By DEAN BILLING.
As you might expect, there is good news and bad news surrounding aviation fuel.
First the good news: A self-serve fuel system has been installed at Nampa, Idaho. (KMAN).
An Oregon bill, HB-3193, that “increases license tax on leaded aircraft fuel,” stalled in the Oregon House Committee On Transportation And Economic Development and is dead for this session.
Now the bad news: Mogas is no longer available at Picabo, Idaho (ID82), so that’s a wash for Idaho.
Despite the outcome of the Center For Environmental Health (CEH) lawsuit in California, I have been unable to find any progress on adding mogas infrastructure to California airports to mitigate the lead footprint that was so worrisome to the plaintiffs in the lawsuit.

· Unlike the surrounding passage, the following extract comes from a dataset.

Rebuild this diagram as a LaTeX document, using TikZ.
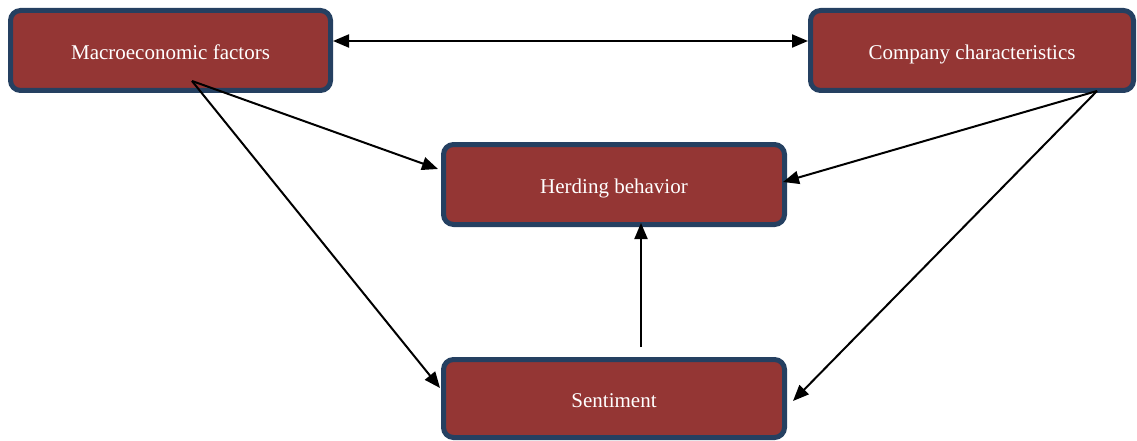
\documentclass[tikz,border=0pt]{standalone}
\usepackage{fontspec}
\setmainfont{Liberation Serif}
\usetikzlibrary{arrows.meta,calc}
\definecolor{boxfill}{HTML}{943634}
\definecolor{boxline}{HTML}{254061}
\begin{document}
\begin{tikzpicture}[x=1pt,y=-1pt,
  factor/.style={draw=boxline, line width=5pt, fill=boxfill, rounded corners=10pt,
    text=white, font=\fontsize{21}{25}\selectfont, minimum height=80pt, inner sep=0pt,
    text height=18pt, text depth=0pt},
  link/.style={line width=2pt, -{Triangle[length=16pt,width=13pt]}},
  dlink/.style={line width=2pt, {Triangle[length=16pt,width=13pt]}-{Triangle[length=16pt,width=13pt]}}]
\useasboundingbox (0,0) rectangle (1137,441);
\node[factor, minimum width=320pt] (macro) at (170.5,50.5) {Macroeconomic factors};
\node[factor, minimum width=323pt] (comp) at (972,50.5) {Company characteristics};
\node[factor, minimum width=341pt] (herd) at (614,184.5) {Herding behavior};
\node[factor, minimum width=341pt, minimum height=78pt] (sent) at (614,398.5) {Sentiment};
\draw[dlink] ($(macro.east)+(0,-9.5)$) -- ($(comp.west)+(0,-9.5)$);
\draw[link] ($(macro.center)+(21.5,30.5)$) -- ($(herd.west)+(-3,-15.5)$);
\draw[link] ($(macro.center)+(21.5,30.5)$) -- ($(sent.west)+(-1,-10.5)$);
\draw[link] ($(comp.center)+(125,40.5)$) -- ($(herd.east)+(-4,-2.5)$);
\draw[link] ($(comp.center)+(125,40.5)$) -- ($(sent.east)+(6,2.5)$);
\draw[link] ($(sent.north)+(27,-10)$) -- ($(herd.south)+(27,-4)$);
\end{tikzpicture}
\end{document}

Even the consulting engineer hired by CEH to “… reach out to California FBOs/retailers of aviation gas to determine if there are any who are interested in obtaining ethanol-free automobile gas (mogas)” indicates that there is no activity and little interest.
It appears that after studying the addition of mogas at Hillsoboro airport (KHIO) to mitigate the largest leaded footprint at an Oregon airport, and finding ” … potentially favorable business outcomes …”, nothing is happening.

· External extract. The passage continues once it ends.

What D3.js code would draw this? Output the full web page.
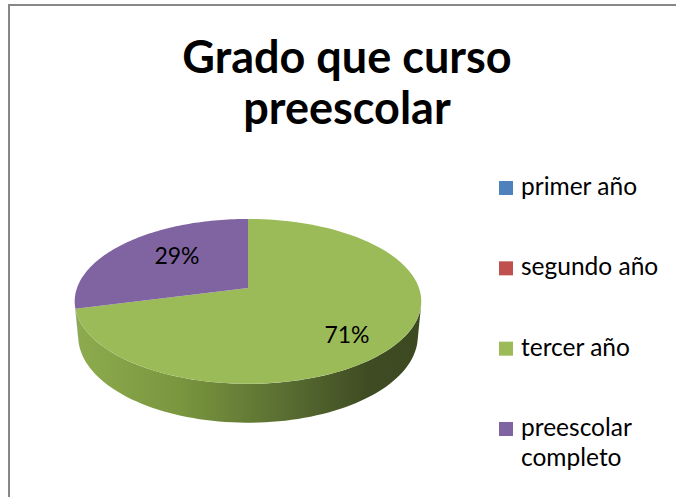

What is ironic is that the two airports that sell mogas in Oregon didn’t do any study and find mogas sales profitable. The two airports that did studies, KHIO and KLMT, spent thousands of dollars on studies that went nowhere, even after positive recommendations.

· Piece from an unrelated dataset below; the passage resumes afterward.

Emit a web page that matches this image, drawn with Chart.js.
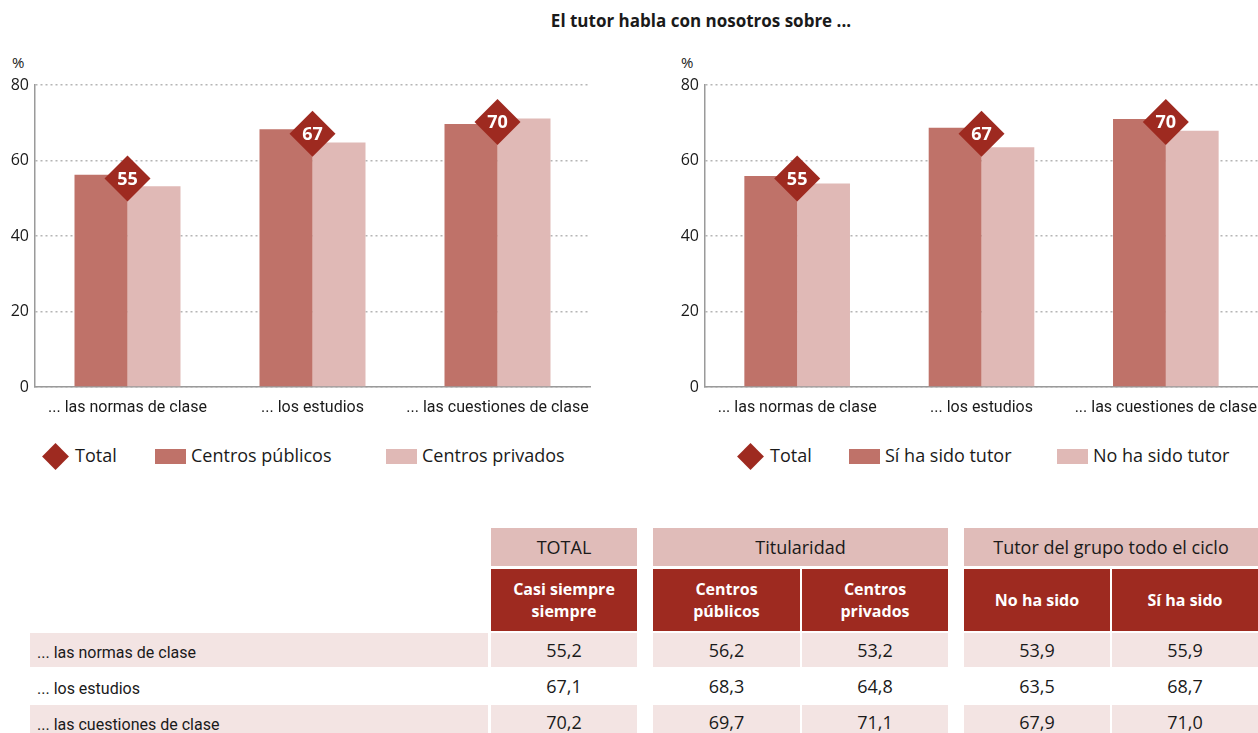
<!DOCTYPE html>
<html>
<head>
<meta charset="utf-8">
<script src="https://cdn.jsdelivr.net/npm/chart.js@4.4.0/dist/chart.umd.min.js"></script>
<style>
  body { margin: 0; width: 1258px; height: 733px; background: #fff; position: relative; overflow: hidden;
         font-family: "Open Sans", "Noto Sans", sans-serif; color: #1a1a1a; }
  .abs { position: absolute; }
  #title { left: 0; width: 1402px; top: 9px; text-align: center; font-weight: bold; font-size: 17px; }
  .pct { font-size: 15px; }
  .leg { font-size: 18px; white-space: nowrap; }
  .dia { width: 19px; height: 19px; background: #9e2a20; transform: rotate(45deg); }
  .box { width: 31px; height: 15px; }
  .cell { display: flex; align-items: center; justify-content: center; text-align: center; box-sizing: border-box; }
</style>
</head>
<body>
<div id="title" class="abs">El tutor habla con nosotros sobre ...</div>
<div class="abs pct" style="left:12px;top:52px">%</div>
<div class="abs pct" style="left:681px;top:52px">%</div>
<div class="abs" style="left:0;top:75px;width:600px;height:345px"><canvas id="chart1"></canvas></div>
<div class="abs" style="left:670px;top:75px;width:588px;height:345px"><canvas id="chart2"></canvas></div>
<div id="legends"></div>
<div id="table"></div>

<script>
const categories = ['... las normas de clase', '... los estudios', '... las cuestiones de clase'];
const total = [55.2, 67.1, 70.2];
const publicos = [56.2, 68.3, 69.7];
const privados = [53.2, 64.8, 71.1];
const noTutor = [53.9, 63.5, 67.9];
const siTutor = [55.9, 68.7, 71.0];
const yTicks = [0, 20, 40, 60, 80];

const DARK = '#9e2a20';
const MID = '#bf7269';
const LIGHT = '#e0b9b6';

// labels inside the diamonds
const diamondLabels = {
    id: 'diamondLabels',
    afterDatasetsDraw(chart) {
        const ctx = chart.ctx;
        chart.data.datasets.forEach((ds, i) => {
            if (ds.type !== 'line') return;
            chart.getDatasetMeta(i).data.forEach((pt, j) => {
                ctx.save();
                ctx.fillStyle = '#fff';
                ctx.font = 'bold 18px "Open Sans", sans-serif';
                ctx.textAlign = 'center';
                ctx.textBaseline = 'middle';
                ctx.fillText(Math.round(ds.data[j]), pt.x, pt.y + 1);
                ctx.restore();
            });
        });
    }
};

function makeChart(id, barA, barB, padRight) {
    new Chart(document.getElementById(id), {
        data: {
            labels: categories,
            datasets: [
                { type: 'line', label: 'Total', data: total, order: 0, showLine: false,
                  pointStyle: 'rectRot', pointRadius: 23, pointHoverRadius: 23,
                  backgroundColor: DARK, borderColor: DARK, borderWidth: 0 },
                { type: 'bar', data: barA, order: 1, backgroundColor: MID,
                  categoryPercentage: 0.573, barPercentage: 1.0 },
                { type: 'bar', data: barB, order: 1, backgroundColor: LIGHT,
                  categoryPercentage: 0.573, barPercentage: 1.0 },
            ]
        },
        options: {
            responsive: true,
            maintainAspectRatio: false,
            animation: false,
            layout: { autoPadding: false, padding: { top: 10, right: padRight, left: 0, bottom: 0 } },
            plugins: { legend: { display: false }, tooltip: { enabled: false } },
            scales: {
                x: {
                    grid: { drawOnChartArea: false, drawTicks: false },
                    border: { display: true, color: '#9a9a9a', width: 1.5 },
                    ticks: { color: '#1a1a1a', padding: 11, maxRotation: 0, autoSkip: false,
                             font: { family: 'Roboto, sans-serif', size: 16 } },
                    afterFit: s => { s.height = 33; s.paddingLeft = 0; s.paddingRight = 0; }
                },
                y: {
                    min: 0, max: 80,
                    afterBuildTicks: s => { s.ticks = yTicks.map(v => ({ value: v })); },
                    grid: { color: '#b5b5b5', lineWidth: 1.5, drawTicks: false },
                    border: { display: true, color: '#9a9a9a', width: 1.5, dash: [2, 3] },
                    ticks: { color: '#1a1a1a', padding: 6, font: { family: '"Open Sans", sans-serif', size: 16 } },
                    afterFit: s => { s.width = 35; s.paddingTop = 0; s.paddingBottom = 0; }
                }
            }
        },
        plugins: [diamondLabels]
    });
}

makeChart('chart1', publicos, privados, 10);
makeChart('chart2', siTutor, noTutor, 0);

// legends
const legendItems = [
    { x: 55, kind: 'dia', text: 'Total' },
    { x: 155, kind: MID, text: 'Centros públicos' },
    { x: 386, kind: LIGHT, text: 'Centros privados' },
    { x: 750, kind: 'dia', text: 'Total' },
    { x: 849, kind: MID, text: 'Sí ha sido tutor' },
    { x: 1057, kind: LIGHT, text: 'No ha sido tutor' },
];
let lg = '';
legendItems.forEach(it => {
    if (it.kind === 'dia') {
        lg += `<div class="abs dia" style="left:${it.x - 9.5}px;top:${456 - 9.5}px"></div>`;
        lg += `<div class="abs leg" style="left:${it.x + 20}px;top:443px">${it.text}</div>`;
    } else {
        lg += `<div class="abs box" style="left:${it.x}px;top:449px;background:${it.kind}"></div>`;
        lg += `<div class="abs leg" style="left:${it.x + 36}px;top:443px">${it.text}</div>`;
    }
});
document.getElementById('legends').innerHTML = lg;

// table
const groupHeads = ['TOTAL', 'Titularidad', 'Tutor del grupo todo el ciclo'];
const colHeads = ['Casi siempre<br>siempre', 'Centros<br>públicos', 'Centros<br>privados', 'No ha sido', 'Sí ha sido'];
const tableRows = categories.map((c, i) => [total[i], publicos[i], privados[i], noTutor[i], siTutor[i]]);

const cols = [[491, 637], [653, 800], [802, 948], [964, 1110], [1112, 1258]];
const groups = [[491, 637], [653, 948], [964, 1258]];
const rowsY = [[633, 667], [669, 703], [705, 739]];
let t = '';
function cell(x0, x1, y0, y1, bg, color, extra, html) {
    t += `<div class="abs cell" style="left:${x0}px;top:${y0}px;width:${x1 - x0}px;height:${y1 - y0}px;background:${bg};color:${color};${extra}">${html}</div>`;
}
groups.forEach((g, i) => cell(g[0], g[1], 528, 566, '#e0bcb9', '#1a1a1a', 'font-size:18px;', groupHeads[i]));
cols.forEach((c, i) => cell(c[0], c[1], 569, 631, '#9e2a20', '#fff', 'font-size:16px;font-weight:bold;line-height:22px;', colHeads[i]));
tableRows.forEach((r, ri) => {
    const bg = ri % 2 === 0 ? '#f3e4e3' : '#fff';
    const [y0, y1] = rowsY[ri];
    cell(30, 488, y0, y1, bg, '#1a1a1a', 'justify-content:flex-start;padding:4px 0 0 7px;font-family:Roboto,sans-serif;font-size:16px;', categories[ri]);
    r.forEach((v, ci) => cell(cols[ci][0], cols[ci][1], y0, y1, bg, '#1a1a1a', 'font-size:18px;', v.toFixed(1).replace('.', ',')));
});
document.getElementById('table').innerHTML = t;
</script>
</body>
</html>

Perhaps the key to adding mogas infrastructure is to put the money studying the project into the project and getting the lead out.

The airports that can afford to add the infrastructure are bureaucracies who have to waste money spinning wheels in the office before anything can happen… and even positive study results are often ignored.
Multiple smaller airports I frequent, which are much less bureaucratic, are very interested in mogas. But they’re tiny and do not have the capital to add a mogas tank and pump (several tens of thousands of dollars).
So we have a mismatch between those with the capital but no will, and those with the will but no capital.
If I were independently wealthy… I’d sponsor The Dalles (KDLS) or Hood River (4S2) and swing a deal for a cut of the proceeds in exchange for capital investment. They both see enough training and traffic activity, and have aircraft based on-site with mogas STCs. There’s just no mogas at any nearby airports. Would be a pretty safe business investment.
I feel that Dean’s comments, especially the last sentence hits the mark on the Mogas. Put that study monies into the Mogas equipment, then stand back and see the outcome.
Indeed that would make sense, except that airports, with few exceptions, are bureaucracies.
The most important thing to them is to find grant money to fund studies, and, above all, keep having meetings until they find out why nothing is being done.